■ **DIRECTIONS FOR THIS TASK**: Repeat everything from the first line of the listing below through the line that contains "hours = list(range(-20, 250, 2))", exactly. Leave out pictures.
################
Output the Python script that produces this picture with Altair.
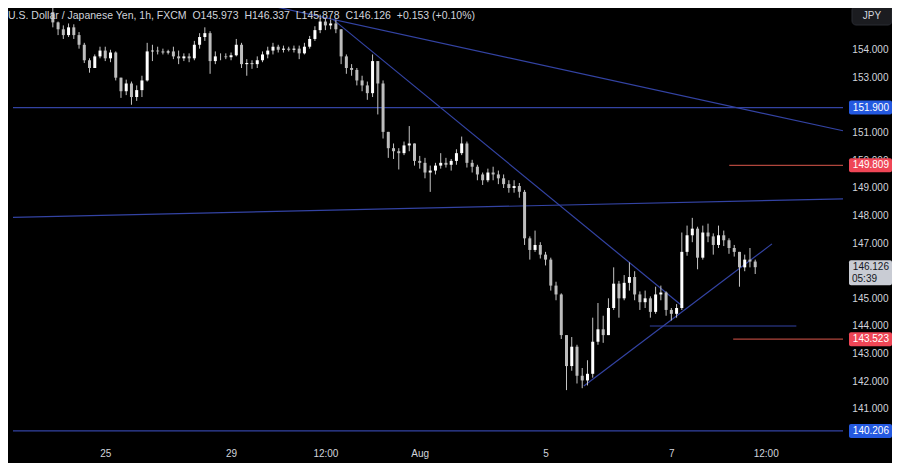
import altair as alt
import pandas as pd

# ---------------- data (2h candles, hour index counted in trading hours from Jul 25 00:00)
hours = list(range(-20, 250, 2))

opens = [
    155.35, 154.98, 154.73, 154.52, 154.80, 154.52, 154.17, 153.61, 153.33, 153.75,
    153.96, 153.68, 153.89, 152.98, 152.49, 152.77, 152.28, 152.53, 152.88, 153.93,
    153.96, 153.93, 153.89, 153.93, 153.75, 153.68, 153.75, 153.68, 154.17, 154.45,
    154.59, 153.58, 153.75, 153.75, 153.72, 153.79, 154.17, 153.47, 153.51, 153.47,
    153.61, 153.82, 153.96, 154.10, 153.99, 154.03, 153.99, 154.03, 153.86, 154.10,
    154.38, 154.70, 155.01, 154.87, 154.94, 154.73, 153.75, 153.33, 153.26, 152.88,
    152.70, 152.42, 153.58, 152.77, 151.02, 150.43, 150.32, 150.25, 150.53, 150.60,
    149.97, 149.90, 149.55, 149.62, 149.80, 149.90, 149.83, 149.97, 150.25, 150.60,
    149.90, 149.76, 149.48, 149.27, 149.55, 149.48, 149.34, 149.13, 148.99, 149.06,
    148.85, 147.17, 146.75, 146.93, 146.58, 146.40, 145.46, 145.14, 143.67, 142.55,
    143.25, 142.20, 142.03, 142.27, 143.43, 143.88, 143.67, 144.65, 145.53, 145.00,
    145.56, 145.77, 145.14, 144.86, 145.00, 144.51, 145.14, 145.21, 144.58, 144.44,
    144.65, 146.68, 147.28, 147.52, 146.47, 147.38, 147.24, 146.93, 147.28, 147.10,
    146.82, 146.68, 146.12, 146.40, 146.33,
]
highs = [
    155.80, 155.01, 154.87, 154.94, 154.91, 154.63, 154.24, 153.68, 153.82, 154.10,
    154.10, 153.99, 153.93, 152.98, 152.91, 152.84, 152.70, 153.05, 154.24, 154.17,
    154.10, 154.03, 153.99, 154.10, 153.96, 153.86, 153.86, 154.31, 154.59, 154.80,
    154.66, 153.93, 153.86, 153.86, 153.89, 154.38, 154.24, 153.65, 153.61, 153.75,
    153.93, 154.10, 154.24, 154.17, 154.14, 154.10, 154.14, 154.14, 154.24, 154.49,
    154.84, 155.26, 155.12, 155.08, 155.08, 154.73, 153.82, 153.47, 153.33, 153.05,
    152.84, 153.82, 153.58, 152.88, 151.02, 150.60, 150.43, 150.67, 151.23, 150.60,
    150.15, 150.08, 149.80, 149.90, 150.25, 150.08, 150.04, 150.39, 150.85, 150.67,
    150.01, 149.83, 149.55, 149.69, 149.76, 149.62, 149.48, 149.27, 149.27, 149.17,
    148.92, 147.24, 147.45, 147.03, 146.68, 146.47, 145.60, 145.18, 143.67, 143.60,
    143.32, 142.48, 142.76, 144.30, 144.83, 144.37, 145.00, 146.12, 145.63, 145.84,
    146.30, 145.98, 145.25, 145.28, 145.07, 145.42, 145.46, 145.25, 144.65, 144.79,
    147.38, 147.63, 147.91, 147.59, 147.63, 147.70, 147.35, 147.63, 147.45, 147.17,
    146.93, 146.68, 146.58, 146.82, 146.40,
]
lows = [
    154.80, 154.52, 154.38, 154.45, 154.38, 154.03, 153.51, 153.16, 153.33, 153.68,
    153.58, 153.54, 152.88, 152.25, 152.35, 152.00, 152.14, 152.28, 152.84, 153.58,
    153.82, 153.82, 153.82, 153.65, 153.47, 153.58, 153.54, 153.61, 154.03, 154.31,
    153.12, 153.47, 153.61, 153.65, 153.61, 153.75, 153.33, 153.05, 153.30, 153.33,
    153.54, 153.68, 153.82, 153.89, 153.89, 153.93, 153.89, 153.65, 153.82, 154.03,
    154.31, 154.59, 154.70, 154.73, 154.59, 153.47, 153.12, 153.05, 152.70, 152.49,
    152.18, 152.28, 151.65, 150.78, 150.08, 150.04, 149.66, 150.18, 150.32, 149.80,
    149.69, 149.34, 148.85, 149.48, 149.69, 149.73, 149.62, 149.83, 150.18, 149.73,
    149.55, 149.27, 149.10, 149.20, 149.27, 149.13, 148.99, 148.82, 148.82, 148.64,
    146.93, 146.40, 146.68, 146.44, 146.19, 145.28, 144.93, 143.53, 141.68, 142.38,
    141.92, 141.75, 141.85, 142.13, 143.32, 143.39, 143.67, 144.58, 144.30, 144.93,
    145.28, 144.93, 144.58, 144.65, 144.30, 144.44, 144.93, 144.37, 144.20, 144.30,
    144.58, 146.54, 147.03, 146.05, 146.40, 147.03, 146.58, 146.82, 146.89, 146.61,
    146.51, 145.42, 145.98, 146.12, 145.88,
]
closes = [
    154.98, 154.73, 154.52, 154.80, 154.52, 154.17, 153.61, 153.33, 153.75, 153.96,
    153.68, 153.89, 152.98, 152.49, 152.77, 152.28, 152.53, 152.88, 153.93, 153.96,
    153.93, 153.89, 153.93, 153.75, 153.68, 153.75, 153.68, 154.17, 154.45, 154.59,
    153.58, 153.75, 153.75, 153.72, 153.79, 154.17, 153.47, 153.51, 153.47, 153.61,
    153.82, 153.96, 154.10, 153.99, 154.03, 153.99, 154.03, 153.86, 154.10, 154.38,
    154.70, 155.01, 154.87, 154.94, 154.73, 153.75, 153.33, 153.26, 152.88, 152.70,
    152.42, 153.58, 152.77, 151.02, 150.43, 150.32, 150.25, 150.53, 150.60, 149.97,
    149.90, 149.55, 149.62, 149.80, 149.90, 149.83, 149.97, 150.25, 150.60, 149.90,
    149.76, 149.48, 149.27, 149.55, 149.48, 149.34, 149.13, 148.99, 149.06, 148.85,
    147.17, 146.75, 146.93, 146.58, 146.40, 145.46, 145.14, 143.67, 142.55, 143.25,
    142.20, 142.03, 142.27, 143.43, 143.88, 143.67, 144.65, 145.53, 145.00, 145.56,
    145.77, 145.14, 144.86, 145.00, 144.51, 145.14, 145.21, 144.58, 144.44, 144.65,
    146.68, 147.28, 147.52, 146.47, 147.38, 147.24, 146.93, 147.28, 147.10, 146.82,
    146.68, 146.12, 146.40, 146.33, 146.126,
]

# x-axis tick labels (hour index -> label)
tick_hours = [0, 48, 84, 120, 168, 216, 252]
tick_labels = ["25", "29", "12:00", "Aug", "5", "7", "12:00"]
# price ticks that are not hidden behind the price tags
price_ticks = [141, 142, 143, 144, 145, 147, 148, 149, 150, 151, 153, 154]

# drawn lines: start hour, start price, end hour, end price, kind
X_MIN, X_MAX = -35.2, 281.5
Y_MIN, Y_MAX = 139.84, 155.50
seg_h1 = [X_MIN, X_MIN, X_MIN, 66.0, 87.0, 182.6, 207.8, 238.1, 239.6]
seg_p1 = [151.9, 140.206, 147.93, 155.52, 155.08, 141.83, 144.0, 149.809, 143.523]
seg_h2 = [X_MAX, X_MAX, X_MAX, X_MAX, 219.6, 254.4, 263.7, X_MAX, X_MAX]
seg_p2 = [151.9, 140.206, 148.60, 151.06, 144.77, 146.97, 144.0, 149.809, 143.523]
seg_kind = ["blue"] * 7 + ["red"] * 2

# price tags on the right scale
tag_prices = [151.9, 149.809, 143.523, 140.206]
tag_kinds = ["blue", "red", "red", "blue"]
last_price = [146.126]
countdown = ["05:39"]
GAP = "\u00a0\u00a0"
title_text = GAP.join(["U.S. Dollar / Japanese Yen, 1h, FXCM", "O145.973", "H146.337",
                       "L145.878", "C146.126", "+0.153 (+0.10%)"])

# ---------------- chart
W, H = 840, 433
FONT = "Liberation Sans"
TXT = "#d1d4dc"

candles = pd.DataFrame({"h": hours, "o": opens, "hi": highs, "lo": lows, "c": closes})
segs = pd.DataFrame({"h": seg_h1, "p": seg_p1, "h2": seg_h2, "p2": seg_p2, "kind": seg_kind})
tags = pd.DataFrame({"p": tag_prices, "kind": tag_kinds})
last = pd.DataFrame({"p": last_price, "cd": countdown})

xs = alt.Scale(domain=[X_MIN, X_MAX], nice=False, zero=False)
ys = alt.Scale(domain=[Y_MIN, Y_MAX], nice=False, zero=False)

label_expr = " : ".join(f"datum.value == {h} ? '{l}'" for h, l in zip(tick_hours, tick_labels)) + " : ''"

x_axis = alt.Axis(values=tick_hours, labelExpr=label_expr, labelColor=TXT, labelFontSize=10,
                  labelFont=FONT, ticks=False, tickSize=0, domain=False, grid=False,
                  labelPadding=7, title="", labelFlush=False)
y_axis = alt.Axis(orient="right", values=price_ticks, format=".3f", labelColor=TXT,
                  labelFontSize=10, labelFont=FONT, labelAlign="right", labelPadding=40,
                  ticks=False, tickSize=0, domain=False, grid=False, title="")


def X(field):
    return alt.X(field, type="quantitative", scale=xs, axis=x_axis, title="")


def Y(field):
    return alt.Y(field, type="quantitative", scale=ys, axis=y_axis, title="")


is_blue = "datum.kind == 'blue'"

segments = alt.Chart(segs).mark_rule(strokeWidth=1.2, clip=True).encode(
    x=X("h"), y=Y("p"), x2="h2", y2="p2",
    color=alt.condition(is_blue, alt.value("#3343a3"), alt.value("#b0463c")),
)

wicks = alt.Chart(candles).mark_rule(strokeWidth=1, color="#c4c4c4", clip=True).encode(
    x=X("h"), y=Y("lo"), y2="hi",
)

bodies = alt.Chart(candles).mark_bar(size=3, clip=True).encode(
    x=X("h"), y=Y("o"), y2="c",
    color=alt.condition("datum.c >= datum.o", alt.value("#ffffff"), alt.value("#bdbdbd")),
)

tag_boxes = alt.Chart(tags).mark_rect(yOffset=-7, y2Offset=7, cornerRadius=2).encode(
    x=alt.value(W + 1), x2=alt.value(W + 44),
    y=Y("p"), y2="p",
    color=alt.condition(is_blue, alt.value("#2459e0"), alt.value("#ef4656")),
)
tag_text = alt.Chart(tags).mark_text(align="right", baseline="middle", fontSize=10,
                                     font=FONT, color="#ffffff").encode(
    x=alt.value(W + 41), y=Y("p"), text=alt.Text("p:Q", format=".3f"),
)

last_box = alt.Chart(last).mark_rect(yOffset=-7, y2Offset=18, color="#c9ccd4", cornerRadius=2).encode(
    x=alt.value(W + 1), x2=alt.value(W + 44), y=Y("p"), y2="p",
)
last_text = alt.Chart(last).mark_text(align="right", baseline="middle", fontSize=10,
                                      font=FONT, color="#131722").encode(
    x=alt.value(W + 41), y=Y("p"), text=alt.Text("p:Q", format=".3f"),
)
last_cd = alt.Chart(last).mark_text(align="left", baseline="middle", fontSize=10, dy=12,
                                    font=FONT, color="#131722").encode(
    x=alt.value(W + 4), y=Y("p"), text="cd:N",
)

title = alt.Chart(pd.DataFrame({"t": [title_text]})).mark_text(
    align="left", baseline="middle", fontSize=10.5, font=FONT, color=TXT
).encode(x=alt.value(0), y=alt.value(8), text="t:N")

cur = alt.Chart(pd.DataFrame({"t": ["JPY"]}))
cur_box = cur.mark_rect(color="#1b1c20", stroke="#2a2c33", cornerRadius=4).encode(
    x=alt.value(W + 4), x2=alt.value(W + 44), y=alt.value(-2), y2=alt.value(17))
cur_text = cur.mark_text(align="center", baseline="middle", fontSize=10, font=FONT,
                         color=TXT).encode(x=alt.value(W + 24), y=alt.value(8), text="t:N")

chart = alt.layer(
    segments, wicks, bodies, tag_boxes, tag_text, last_box, last_text, last_cd,
    title, cur_box, cur_text,
).properties(
    width=W, height=H, background="#000000",
    padding={"left": 0, "top": 0, "right": 44, "bottom": 22},
    autosize=alt.AutoSizeParams(type="none"),
).configure_view(stroke="transparent")

chart.save("out.html", embed_options={"renderer": "svg", "actions": False})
################
■ **THE SOLUTION**:
Output the Python script that produces this picture with Altair.
import altair as alt
import pandas as pd

# ---------------- data (2h candles, hour index counted in trading hours from Jul 25 00:00)
hours = list(range(-20, 250, 2))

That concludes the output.